C. This NORTHRIM SUPPLEMENTAL RETIREMENT DEFERRED COMPENSATION
PLAN (the Plan) is adopted by the Northrim Bank (the Employer) for
such Employees to provide termination of employment and related
retirement benefits taxable pursuant to I.R.C. § 451.
D. It
is anticipated that once this Plan is approved, contributions will
be made to the Participant Accounts(s) for their respective
benefit.
E. The Plan is intended to be an unfunded defined contribution
non-qualified deferred compensation plan maintained by the Employer
for the sole benefit of executive employees for the purpose of
providing for retirement or deferred compensation benefits. All
Participants are considered by the Employer to be in the upper
level of “management.”
F. The Plan is intended to be a top-hat plan [a/k/a
“supplemental executive retirement plan], i.e., an unfunded
deferred compensation plan maintained for a select group of
management or highly compensated employees, under
Sections 201(2), 301(a)(3), and 401(a)(1) of the Employee
Retirement Income Security Act of 1974 (ERISA). All provisions of
this Plan shall be interpreted consistent with that intent.
G. It
is the intent of the Employer and the Participant’s, that
until distributed, a Participant’s Accounts shall at all
times remain unfunded and unvested, and subject to the general
creditors of the Employer.
Accordingly, the following Plan is adopted.
1. DEFINITIONS.
(a) BENEFICIARY means any person or person designated in
accordance with the provisions of Section 6 of the Plan.
(b) CODE or IRC shall mean the Internal Revenue Code of 1986
and the regulations there under, as amended from time to time.
(c) EFFECTIVE DATE of this amended and restated plan is
January 1, 2005. The Plan’s original Effective Date was
February 1, 2002.
(d) EMPLOYER means Northrim Bank, an Alaska corporation and
its successors and assigns or any other corporation or business
organization that assumes the Employer’s obligations
hereunder.
(e) NORMAL RETIREMENT AGE shall mean the age referenced in
Section 3 below.
(f) PARTICIPANT means any Employee so designated in accordance
with the provisions of Section II who is or may become (or
whose Beneficiaries may become) eligible to receive a benefit under
the Plan.
(g) PARTICIPANT ACCOUNT or ACCOUNTS shall mean then current
balances (as adjusted pursuant to the terms of this Plan) of the
funds that are set aside by the Employer for the Participant
pursuant to the Plan, and shall include contribution credits and
deemed income, gains, and losses (to the extent realized as
determined by the Employer, in its discretion) and credited
thereto. The Employer will use key man variable life insurance
policies on each Participant to determine the Participant’s
Account. The death benefit and cash value of the policies remain
the property of the bank until distributed under the provisions of
this Plan. A Participant’s or Beneficiary’s Accounts
shall be determined as of the date of reference.
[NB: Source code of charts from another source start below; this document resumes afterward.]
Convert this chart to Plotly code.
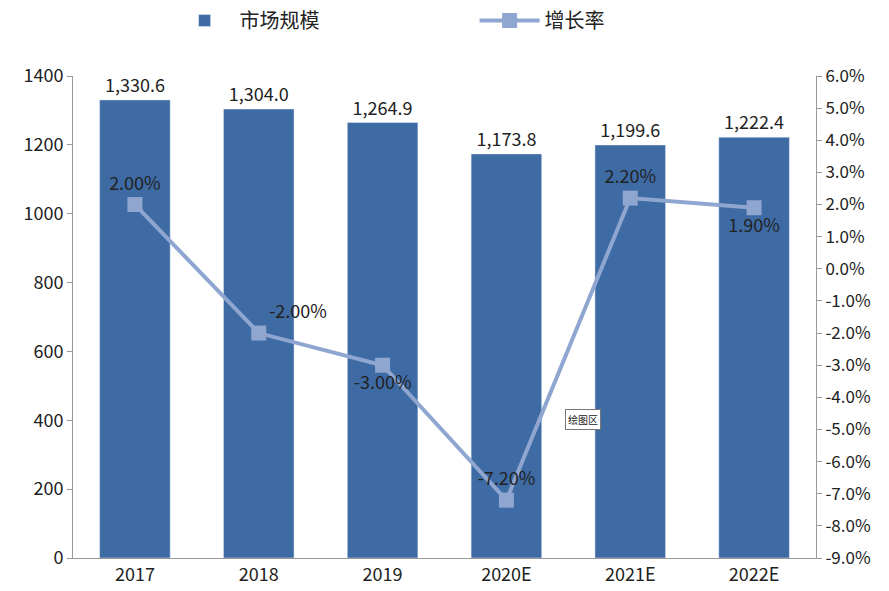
import plotly.graph_objects as go

years = ["2017", "2018", "2019", "2020E", "2021E", "2022E"]
market = [1330.6, 1304.0, 1264.9, 1173.8, 1199.6, 1222.4]
growth = [2.00, -2.00, -3.00, -7.20, 2.20, 1.90]
bar_labels = ["1,330.6", "1,304.0", "1,264.9", "1,173.8", "1,199.6", "1,222.4"]
growth_labels = ["2.00%", "-2.00%", "-3.00%", "-7.20%", "2.20%", "1.90%"]
growth_pos = ["top center", "top right", "bottom center", "top center", "top center", "bottom center"]
right_ticks = [6 - i for i in range(16)]

font = "Noto Sans CJK SC"
fig = go.Figure()
fig.add_bar(x=years, y=market, name="市场规模", marker_color="#3E6BA4", width=0.57,
            text=bar_labels, textposition="outside", textfont=dict(size=18, color="#222"),
            cliponaxis=False)
fig.add_scatter(x=years, y=growth, name="增长率", yaxis="y2", mode="lines+markers+text",
                line=dict(color="#8FA6D0", width=4), marker=dict(symbol="square", size=15, color="#8FA6D0"),
                text=growth_labels, textposition=growth_pos, textfont=dict(size=18, color="#222"),
                cliponaxis=False)
fig.update_layout(
    width=889, height=591, margin=dict(l=65, r=81, t=68, b=41, autoexpand=False),
    paper_bgcolor="white", plot_bgcolor="white",
    font=dict(family=font, size=16, color="#222"),
    showlegend=True,
    legend=dict(orientation="h", x=0.13, y=1.115, xanchor="left", yanchor="middle",
                font=dict(size=20), itemwidth=60, entrywidth=230),
    xaxis=dict(showline=True, linecolor="#999", ticks="", tickfont=dict(size=18)),
    yaxis=dict(range=[0, 1400], dtick=200, showgrid=False, showline=True, linecolor="#999",
               ticks="outside", ticklen=5, tickcolor="#999", tickfont=dict(size=18)),
    yaxis2=dict(range=[-9, 6], overlaying="y", side="right", showgrid=False, showline=True,
                linecolor="#999", ticks="outside", ticklen=5, tickcolor="#999",
                tickvals=right_ticks, ticktext=[f"{v:.1f}%" for v in right_ticks],
                tickfont=dict(size=17), zeroline=False),
    bargap=0.43,
)
fig.add_annotation(x=0.71, y=0.265, xref="paper", yref="paper", text="绘图区", showarrow=False,
                   font=dict(size=10), bordercolor="#777", borderwidth=1, bgcolor="white", borderpad=2)
fig.write_html("out.html")
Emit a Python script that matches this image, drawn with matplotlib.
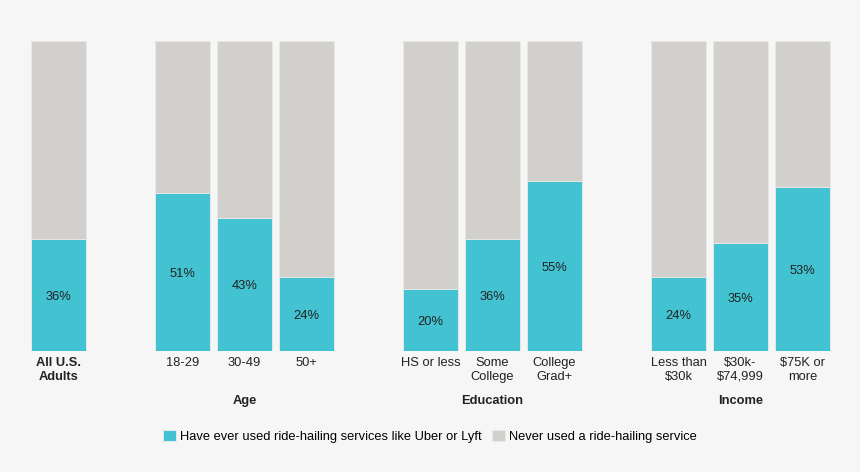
import matplotlib.pyplot as plt

plt.rcParams['font.family'] = ['Liberation Sans', 'DejaVu Sans']

# data
labels = ['All U.S.\nAdults', '18-29', '30-49', '50+', 'HS or less', 'Some\nCollege',
          'College\nGrad+', 'Less than\n$30k', '$30k-\n$74,999', '$75K or\nmore']
positions = [0, 2, 3, 4, 6, 7, 8, 10, 11, 12]
used = [36, 51, 43, 24, 20, 36, 55, 24, 35, 53]
never = [100 - v for v in used]
groups = ['Age', 'Education', 'Income']
group_pos = [3, 7, 11]

teal = '#43c2d1'
grey = '#d1d0cc'
bg = '#f6f6f6'
fs = 9.3

fig = plt.figure(figsize=(8.6, 4.72), dpi=100, facecolor=bg)
ax = fig.add_axes([0, 121 / 472, 1, 310 / 472])
ax.set_facecolor(bg)

w = 55 / 62
ax.bar(positions, used, width=w, color=teal, edgecolor='#e9eeee', linewidth=0.6,
       label='Have ever used ride-hailing services like Uber or Lyft')
ax.bar(positions, never, width=w, bottom=used, color=grey, edgecolor='#e9e9e7', linewidth=0.6,
       label='Never used a ride-hailing service')

for p, v in zip(positions, used):
    ax.text(p, v / 2 - 0.6, f'{v}%', ha='center', va='center', fontsize=fs, color='#222222')

ax.set_xlim(-58.5 / 62, (860 - 58.5) / 62)
ax.set_ylim(0, 100)
ax.set_xticks(positions)
ax.set_xticklabels(labels, fontsize=fs, color='#222222', linespacing=1.25)
ax.get_xticklabels()[0].set_fontweight('bold')
ax.tick_params(axis='x', length=0, pad=4)
ax.set_yticks([])
for s in ax.spines.values():
    s.set_visible(False)

for g, p in zip(groups, group_pos):
    ax.text(p, -16, g, ha='center', va='center', fontsize=fs, fontweight='bold', color='#222222')

ax.legend(loc='center', bbox_to_anchor=(0.5, -0.275), ncol=2, frameon=False, fontsize=fs,
          handlelength=1.0, handleheight=1.0, handletextpad=0.3, columnspacing=0.8)

fig.savefig('out.png', dpi=100, facecolor=bg)
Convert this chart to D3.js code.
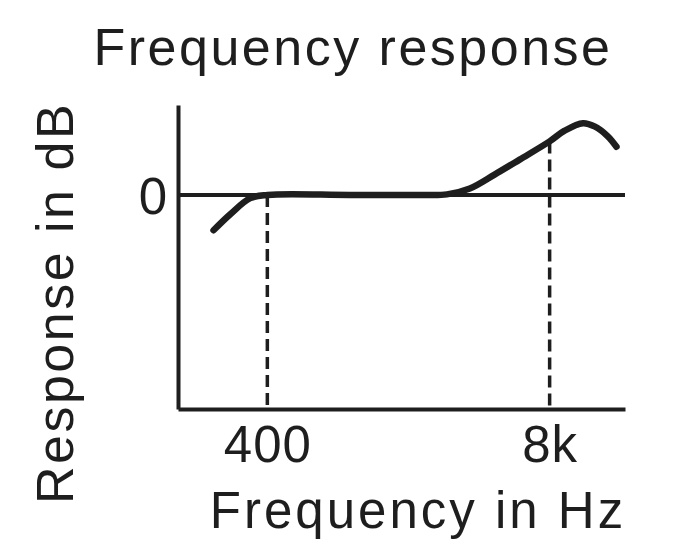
<!DOCTYPE html>
<html>
<head>
<meta charset="utf-8">
<script src="https://cdn.jsdelivr.net/npm/d3@7"></script>
<style>
	body { margin: 0; background: #fff; }
	text { font-family: "Liberation Sans", Arial, sans-serif; fill: #1e1e1e; }
	.axis path { stroke: #1e1e1e; stroke-width: 4; }
	.axis text { font-size: 51px; letter-spacing: 1px; }
</style>
</head>
<body>
<div id="chart"></div>
<script>
// values (frequency in Hz, response in dB)
var freqs = [226, 270, 334, 400, 960, 2000, 2690, 3430, 4460, 5820, 8000, 9380, 11400, 12880, 14790, 16260];
var responseDb = [-3.3, -1.8, -0.3, 0, 0, 0, 0.05, 0.6, 1.9, 3.3, 5.0, 6.0, 6.7, 6.4, 5.5, 4.5];
var markedFreqs = [400, 8000];
var markedLabels = ['400', '8k'];

var width = 675, height = 544;
var margin = {top: 105, right: 50, bottom: 135, left: 178};
var chartWidth = width - margin.left - margin.right;
var chartHeight = height - margin.top - margin.bottom;

var svg = d3.select('#chart').append('svg')
	.attr('width', width)
	.attr('height', height);

var g = svg.append('g')
	.attr('transform', `translate(${margin.left}, ${margin.top})`);

var xScale = d3.scaleLog()
	.domain([155, 17800])
	.range([0, chartWidth]);

var yScale = d3.scaleLinear()
	.domain([-20, 8.4])
	.range([chartHeight, 0]);

var points = freqs.map((f, i) => ({f: f, db: responseDb[i]}));

// axes, no tick marks
var xAxis = d3.axisBottom(xScale)
	.tickValues(markedFreqs)
	.tickFormat((d, i) => markedLabels[i])
	.tickSize(0)
	.tickSizeOuter(0);
var yAxis = d3.axisLeft(yScale)
	.tickValues([0])
	.tickSize(0)
	.tickSizeOuter(0);

var xg = g.append('g')
	.attr('class', 'x axis')
	.attr('transform', `translate(0, ${chartHeight})`)
	.call(xAxis);
xg.selectAll('text').attr('dy', 0).attr('y', 53);

var yg = g.append('g')
	.attr('class', 'y axis')
	.call(yAxis);
yg.selectAll('text').attr('x', -10).attr('dy', '0.36em');

// zero line
g.append('line')
	.attr('x1', 0).attr('x2', chartWidth)
	.attr('y1', yScale(0)).attr('y2', yScale(0))
	.attr('stroke', '#1e1e1e').attr('stroke-width', 4);

// dashed markers at 400 Hz and 8 kHz
var interp = d3.scaleLog().domain(freqs).range(responseDb);
g.selectAll('.marker')
	.data(markedFreqs)
	.enter()
	.append('line')
	.attr('class', 'marker')
	.attr('x1', d => xScale(d)).attr('x2', d => xScale(d))
	.attr('y1', d => yScale(Math.max(0, interp(d))))
	.attr('y2', chartHeight)
	.attr('stroke', '#1e1e1e')
	.attr('stroke-width', 3.5)
	.attr('stroke-dasharray', '12,6');

var line = d3.line()
	.x(d => xScale(d.f))
	.y(d => yScale(d.db))
	.curve(d3.curveCatmullRom);

g.append('path')
	.datum(points)
	.attr('d', line)
	.attr('fill', 'none')
	.attr('stroke', '#1e1e1e')
	.attr('stroke-width', 6.5)
	.attr('stroke-linecap', 'round');

// titles
svg.append('text')
	.attr('x', 353).attr('y', 65)
	.attr('text-anchor', 'middle')
	.style('font-size', '52px')
	.style('letter-spacing', '2.5px')
	.text('Frequency response');

svg.append('text')
	.attr('x', 418).attr('y', 528)
	.attr('text-anchor', 'middle')
	.style('font-size', '51px')
	.style('letter-spacing', '3px')
	.text('Frequency in Hz');

svg.append('text')
	.attr('transform', 'translate(73, 303) rotate(-90)')
	.attr('text-anchor', 'middle')
	.style('font-size', '52px')
	.style('letter-spacing', '2.5px')
	.text('Response in dB');
</script>
</body>
</html>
(h) PLAN means this Northrim Bank Supplemental Executive
Retirement Deferred Compensation Plan, as amended from time to
time.
(i) UNFORSEEABLE EMERGENCY means a severe financial hardship
to the Participant resulting from an illness or accident of the
Participant, the Participant’s spouse, or a dependent of the
Participant (as defined in IRC § 152(a)), the loss of the
Participant’s property due to casualty, or other similar
extraordinary and unforseeable circumstances, arising as a result
of events beyond a Participant’s control. Whether
circumstances constitute such an unforseeable emergency depends on
the facts of each case as determined by the Compensation Committee
in its discretion. Payment may not be made if the unforseeable
emergency may be relieved:
(i) Through reimbursement or compensation by insurance or
otherwise; or
(ii) By liquidation of the Participant’s assets, to the
extent that liquidation itself would not cause severe financial
hardship.
The
definition provided in this Section 1(i) also applies to
former Participants who incur an unforeseeable emergency and who
still have an Account balance. If a Participant obtains a payment,
upon an unforeseeable emergency, the Participant’s deferral
election under this Plan shall terminate.
2. ELIGIBILITY AND PARTICIPATION.
(a) REQUIREMENTS. The following conditions must be met before
an Employee may participate in the Plan:
(i) An Employee must be at all times a member of a select
group of executive management or highly compensated employees.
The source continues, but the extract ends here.